松山選手のマスターズ制覇に思う グリーンジャケットとダブルボギー
2021年度第85回マスターズは、日本のゴルフプレイヤーたちにとって忘れられない大会となった。過去、日本のゴルファーたちが挑み続け誰もがなしえなかったゴルフトーナメントの最高峰「マスターズ」に、ついに日本人の名前が刻まれた。
4月11日、松山英樹選手の快挙を見届けようと、多くのファンが深夜から早朝にかけてのテレビ中継に一喜一憂しながら固唾をのんで見守った。
2打差をもって臨んだ最終18番、第1打で喜び、第2打で憂慮し、第3打で勝利を確信し、1打差で勝利を手中に収めた瞬間に、自然と涙する人も多かったであろう。

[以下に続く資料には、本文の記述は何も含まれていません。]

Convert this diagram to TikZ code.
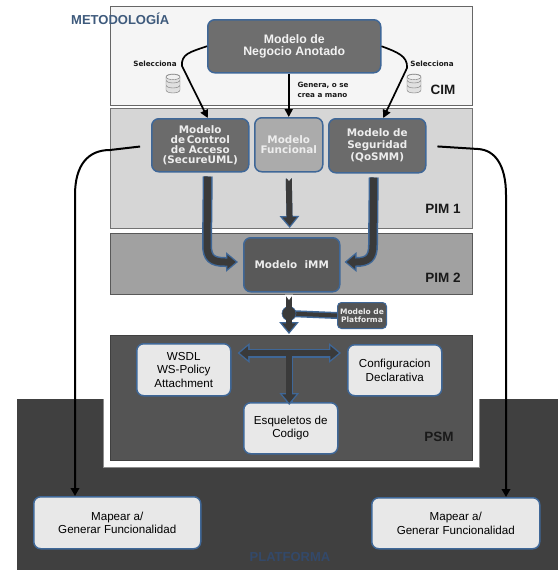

ダブルボギーのない素晴らしいラウンドは、誰もが認める彼の並々ならぬ練習によるテクニックとオーガストという難コースのマネージメント戦略の習得によるものだろう。そして10度目の挑戦にして、ついにオーガスタの女神を呼び寄せ、認めさせることが出来たのであろう。
松山選手の素晴らしいプレイとチーム松山の総合力がグリーンジャケットを手中にしたように思う。心からの敬意と祝意を送りたい。
ただ一つ、個人的に残念であったのは、全72ホールを3イーグル、13バーディ、9ボギーという、ダブルボギーのない素晴らしい成績で回ったのだが、場外で1つのダブルボギーがあったように思う。
それは、表彰式でのこと。あのシャイな松山選手が前回優勝のジョンソン選手からグリーンジャケットをかけてもらい、小躍りして両手を突き上げ喜びを爆発させたのは、普段決して見ることのできないほほえましい光景であったのだが、その直後、主催者から優勝スピーチを要請された彼のスピーチは、残念ながら私は唯一のダブルボギーであったと思う。
彼のスピーチは、優勝できたことを喜ぶとともに、ファンへの感謝の言葉であった。通常、こういった大きな大会での公式スピーチでは、まず主催者はじめ多くの大会運営の関係者への謝意があるべきで、特に今回はコロナ禍での大会で運営関係者の努力は並大抵のものではなかったはず。見かねた通訳からナショナルオーガスタへの謝意を述べなさいと耳打ちされたのは、やはりダブルボギーと言わざるを得ない。
もう一つ残念なのは、部分的でも英語でのスピーチが欲しかったが、サンキューの一言であった。10年間、米国でプレイしてきた人間として、また日本の最高学府を出た選手として少し寂しい思いをしたのは、私だけではないであろう。
ただ、早藤将太キャディのとった行為が、松山選手のこのダブルボギーをボギー程度に軽減したかも知れない、素晴らしい行為であった。
マスターズの覇者は、次回以降もこの大会への出場権が与えられる。松山選手にはぜひ次回優勝への宿題として、頑張ってほしい。